‘Game changer’: Housing association warns Serco that lock changes need permission

Alasdair Clark

A housing association which rents property to Serco have said the company would be in breach of contract if it made unauthorised changes to fixtures and fittings

GROWING resistance to the threatened evictions of over 300 asylum seekers in Glasgow has prompted a temporary retreat by Serco, with a number of housing associations who lease properties to the company saying they will oppose the move. 

Serco rent a number of the properties they use to house asylum seekers from housing associations, and many across Glasgow have spoken out in opposition to the company’s plans to summarily evict over 300 “failed” asylum seekers who are currently housed in Glasgow. 

A campaign by Scotland’s tenants’ union, Living Rent, secured support for their campaign against the evictions from a number of housing associations in Glasgow, including Maryhill Housing who said Serco would be in breach of contract if it made changes.

In a statement issued to Living Rent, Maryhill Housing said: “Maryhill Housing has formally written to Serco to remind them that under the terms of their lease agreement with the association they cannot alter fixtures and fittings (including changing locks) without the association’s consent, which has not been provided.”

Read More: Explainer: Why are asylum seekers in Glasgow facing mass eviction and a ‘humanitarian crisis’?

The Wheatley Group, which rents over 70 properties to Serco through Glasgow Housing Association and Cube Housing Association, said in a statement that it was attempting to ascertain how many of those under threat of eviction lived in properties it owned. 

Wheatley Group chief executive, Martin Armstrong, told Living Rent: “Since last week we have been trying, through emails and phone calls to senior managers at Serco, to establish how many, if any, refugees threatened with imminent evictions are living in our homes, and when the evictions are scheduled. 

“Despite insisting on an immediate and urgent response, we have not received answers to our questions. We are continuing to exert as much pressure as possible on Serco to respond.”
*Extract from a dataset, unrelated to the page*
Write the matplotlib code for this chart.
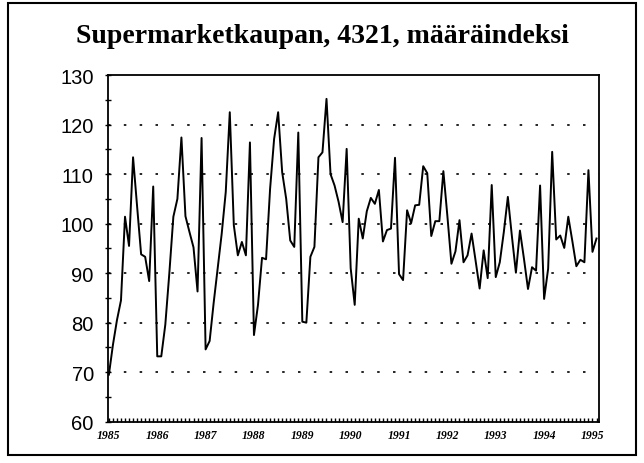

Armstrong also said he had told Serco boss Rupert Soames that the Wheatley Group would seek to convert its agreements with the company into Scottish secure tenancies directly with those refugees who live in homes owned by the group, effectively removing Serco from the relationship. 
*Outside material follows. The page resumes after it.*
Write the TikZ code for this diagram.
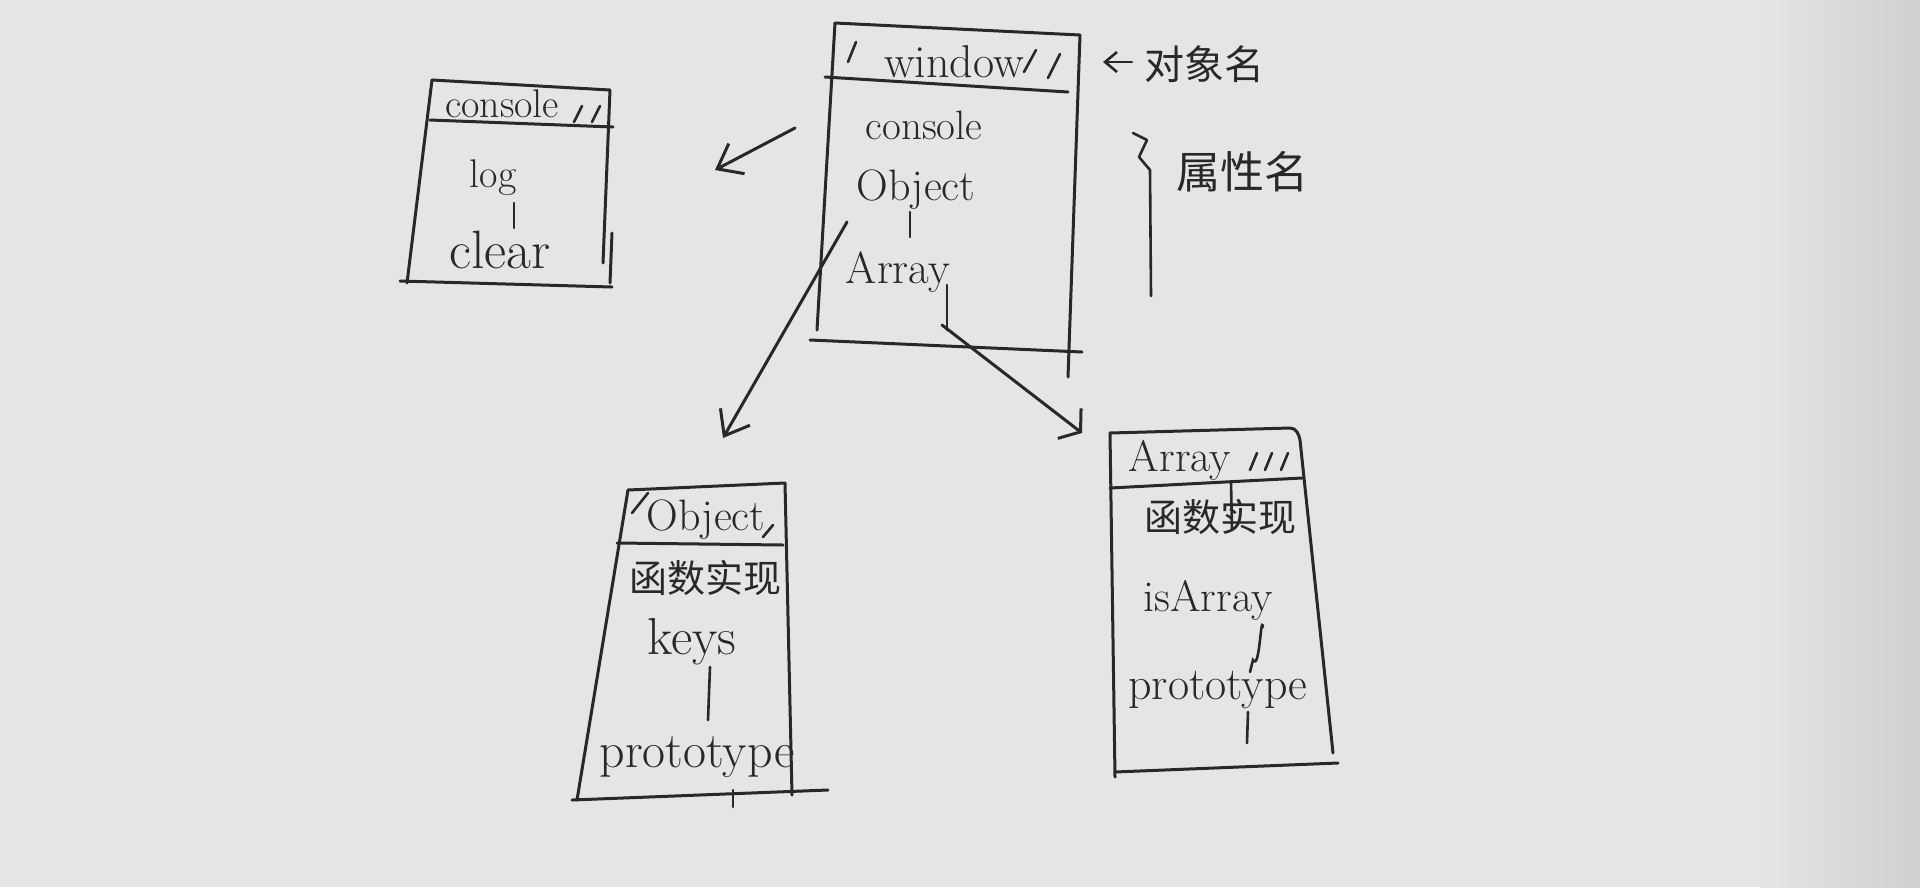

Tenant’s union Living Rent welcomed the interventions, describing the move by Maryhill Housing in particular as a “game changer”. 
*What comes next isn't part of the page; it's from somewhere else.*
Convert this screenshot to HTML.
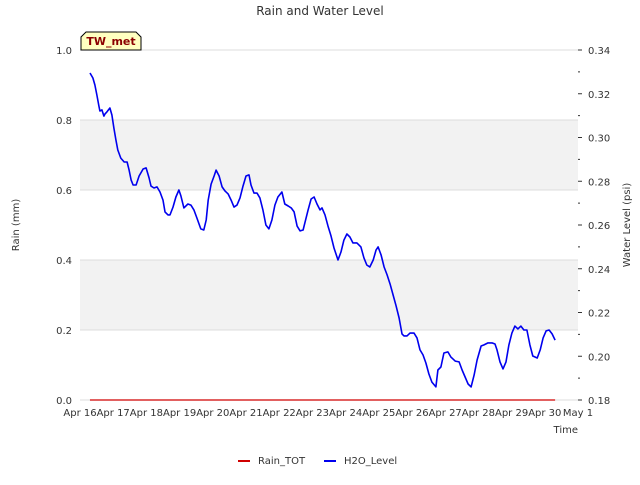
<!DOCTYPE html>
<html><head><meta charset="utf-8"><style>
body{margin:0;background:#fff;font-family:"Liberation Sans","DejaVu Sans",sans-serif}
svg text{font-family:"DejaVu Sans","Liberation Sans",sans-serif}
</style></head><body>
<svg id="c" width="640" height="480" xmlns="http://www.w3.org/2000/svg"></svg>
<script>
const xTickLabels=["Apr 16","Apr 17","Apr 18","Apr 19","Apr 20","Apr 21","Apr 22","Apr 23","Apr 24","Apr 25","Apr 26","Apr 27","Apr 28","Apr 29","Apr 30","May 1"];
const leftTicks=[0.0,0.2,0.4,0.6,0.8,1.0];
const rightTicks=[0.18,0.20,0.22,0.24,0.26,0.28,0.30,0.32,0.34];
const waterDays=[0.30,0.39,0.45,0.51,0.57,0.60,0.66,0.72,0.75,0.81,0.90,0.96,1.02,1.08,1.14,1.23,1.33,1.42,1.48,1.54,1.60,1.69,1.78,1.90,1.99,2.08,2.14,2.23,2.32,2.41,2.50,2.56,2.65,2.71,2.80,2.89,2.98,3.04,3.13,3.25,3.34,3.43,3.52,3.64,3.73,3.80,3.86,3.95,4.04,4.10,4.19,4.28,4.37,4.46,4.55,4.64,4.73,4.82,4.91,5.00,5.09,5.15,5.24,5.33,5.42,5.51,5.60,5.69,5.78,5.87,5.96,6.08,6.17,6.27,6.36,6.45,6.54,6.63,6.72,6.78,6.87,6.96,7.05,7.14,7.23,7.29,7.38,7.47,7.56,7.65,7.77,7.86,7.95,8.04,8.13,8.22,8.34,8.46,8.55,8.64,8.73,8.83,8.92,8.98,9.07,9.16,9.25,9.34,9.43,9.52,9.61,9.70,9.76,9.85,9.94,10.06,10.15,10.24,10.33,10.42,10.51,10.60,10.72,10.78,10.87,10.96,11.08,11.17,11.30,11.42,11.51,11.60,11.69,11.78,11.87,11.96,12.08,12.17,12.29,12.41,12.50,12.56,12.65,12.74,12.83,12.92,13.01,13.10,13.19,13.28,13.37,13.46,13.55,13.64,13.77,13.86,13.95,14.04,14.13,14.22,14.31];
const waterLevel=[0.3295,0.3272,0.3240,0.3194,0.3144,0.3121,0.3126,0.3098,0.3107,0.3117,0.3135,0.3103,0.3043,0.2989,0.2943,0.2906,0.2888,0.2888,0.2851,0.2806,0.2783,0.2783,0.2824,0.2856,0.2861,0.2815,0.2778,0.2769,0.2774,0.2751,0.2714,0.2660,0.2646,0.2646,0.2682,0.2728,0.2760,0.2733,0.2678,0.2696,0.2691,0.2669,0.2632,0.2582,0.2577,0.2623,0.2714,0.2787,0.2824,0.2851,0.2824,0.2774,0.2755,0.2742,0.2714,0.2682,0.2691,0.2724,0.2778,0.2824,0.2829,0.2783,0.2746,0.2746,0.2724,0.2669,0.2600,0.2582,0.2623,0.2691,0.2728,0.2751,0.2696,0.2687,0.2678,0.2660,0.2595,0.2573,0.2577,0.2614,0.2669,0.2719,0.2728,0.2696,0.2669,0.2678,0.2646,0.2595,0.2550,0.2495,0.2440,0.2477,0.2531,0.2559,0.2545,0.2518,0.2518,0.2500,0.2450,0.2417,0.2408,0.2440,0.2486,0.2500,0.2463,0.2408,0.2372,0.2330,0.2280,0.2230,0.2175,0.2102,0.2093,0.2093,0.2106,0.2106,0.2084,0.2029,0.2006,0.1969,0.1919,0.1882,0.1860,0.1937,0.1951,0.2015,0.2020,0.1997,0.1978,0.1974,0.1937,0.1905,0.1873,0.1860,0.1914,0.1983,0.2047,0.2052,0.2061,0.2061,0.2056,0.2029,0.1974,0.1942,0.1974,0.2052,0.2106,0.2138,0.2125,0.2138,0.2120,0.2120,0.2052,0.2001,0.1992,0.2029,0.2084,0.2116,0.2120,0.2102,0.2074];
const rainDays=[0.30,14.31];
const rainTot=[0,0];

const svg=document.getElementById('c');const NS='http://www.w3.org/2000/svg';
const L=80,R=578,T=50,B=400;
const xS=d=>L+d*(R-L)/15, yL=v=>B-v*(B-T), yR=v=>B-(v-0.18)/0.16*(B-T);
function mk(t,a,p){const e=document.createElementNS(NS,t);for(const k in a)e.setAttribute(k,a[k]);(p||svg).appendChild(e);return e;}
function tx(s,a){const e=mk('text',a);e.textContent=s;return e;}
let e;
e=mk('rect',{x:L,y:T,width:R-L,height:B-T,fill:'#fff'});
[[0.2,0.4],[0.6,0.8]].forEach(b=>{e=mk('rect',{x:L,y:yL(b[1]),width:R-L,height:yL(b[0])-yL(b[1]),fill:'#f2f2f2'});});
leftTicks.forEach(v=>{e=mk('line',{x1:L,x2:R,y1:yL(v),y2:yL(v),stroke:'#dcdcdc','stroke-width':1});
e=tx(v.toFixed(1),{x:L-8,y:yL(v)+4,'text-anchor':'end','font-size':10,fill:'#333'});});
rightTicks.forEach((v,i)=>{e=mk('line',{x1:R,x2:R+4,y1:yR(v),y2:yR(v),stroke:'#333'});
if(i<rightTicks.length-1){e=mk('line',{x1:R,x2:R+2,y1:yR(v+0.01),y2:yR(v+0.01),stroke:'#333'});}
e=tx(v.toFixed(2),{x:R+10,y:yR(v)+4,'font-size':10,fill:'#333'});});
xTickLabels.forEach((s,i)=>{e=tx(s,{x:xS(i),y:B+16,'text-anchor':'middle','font-size':10,fill:'#333'});});
let d=rainDays.map((t,i)=>(i?'L':'M')+xS(t)+','+yL(rainTot[i])).join('');
e=mk('path',{d:d,stroke:'#d00000','stroke-width':1.3,fill:'none'});
d=waterDays.map((t,i)=>(i?'L':'M')+xS(t).toFixed(1)+','+yR(waterLevel[i]).toFixed(1)).join('');
e=mk('path',{d:d,stroke:'#0000ee','stroke-width':1.6,fill:'none','stroke-linejoin':'round'});
e=tx('Rain and Water Level',{x:320,y:15,'text-anchor':'middle','font-size':12,fill:'#333'});
e=tx('Time',{x:578,y:433,'text-anchor':'end','font-size':10,fill:'#333'});
e=tx('Rain (mm)',{x:0,y:0,'text-anchor':'middle','font-size':10,fill:'#333',transform:'translate(19,225) rotate(-90)'});
e=tx('Water Level (psi)',{x:0,y:0,'text-anchor':'middle','font-size':10,fill:'#333',transform:'translate(630,225) rotate(-90)'});
e=mk('path',{d:'M81,50 L81,37 L86,32 L136,32 L141,37 L141,50 Z',fill:'#ffffc0',stroke:'#000','stroke-width':1});
e=tx('TW_met',{x:111,y:45,'text-anchor':'middle','font-size':11,'font-weight':'bold',fill:'#8b0000'});
e=mk('line',{x1:238,x2:250,y1:461,y2:461,stroke:'#d00000','stroke-width':2});
e=tx('Rain_TOT',{x:258,y:464,'font-size':10,fill:'#333'});
e=mk('line',{x1:324,x2:336,y1:461,y2:461,stroke:'#0000ee','stroke-width':2});
e=tx('H2O_Level',{x:344,y:464,'font-size':10,fill:'#333'});
</script>
</body></html>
Serco announced a retreat from its original plans on Saturday [4 August] after growing opposition to the move accompanied legal challenges in Scotland’s highest court.

The SFHA [Scottish Federation of Housing Associations] “cautiously welcomed” Serco’s decision to pause evictions. Sally Thomas, chief executive of SFHA, said: “SFHA members have been quick to act, responding with integrity, compassion and common sense in this worrying situation.

“SFHA is pleased Serco has heeded the housing sector by pausing their plans.

“SFHA calls on Serco to learn lessons from this situation so that going forward a ‘pathway approach’ is adopted so that every person in their care has a clearly defined process and support in place allowing each individual to plan their next steps well in advance of any Home Office decision.”

It is understood that no further action is expected to be taken by Serco until legal challenges to the decision are settled in court, but grassroots organisers in the city have told CommonSpace that they will continue to engage with those asylum seekers at risk of eviction to prepare for any eventuality.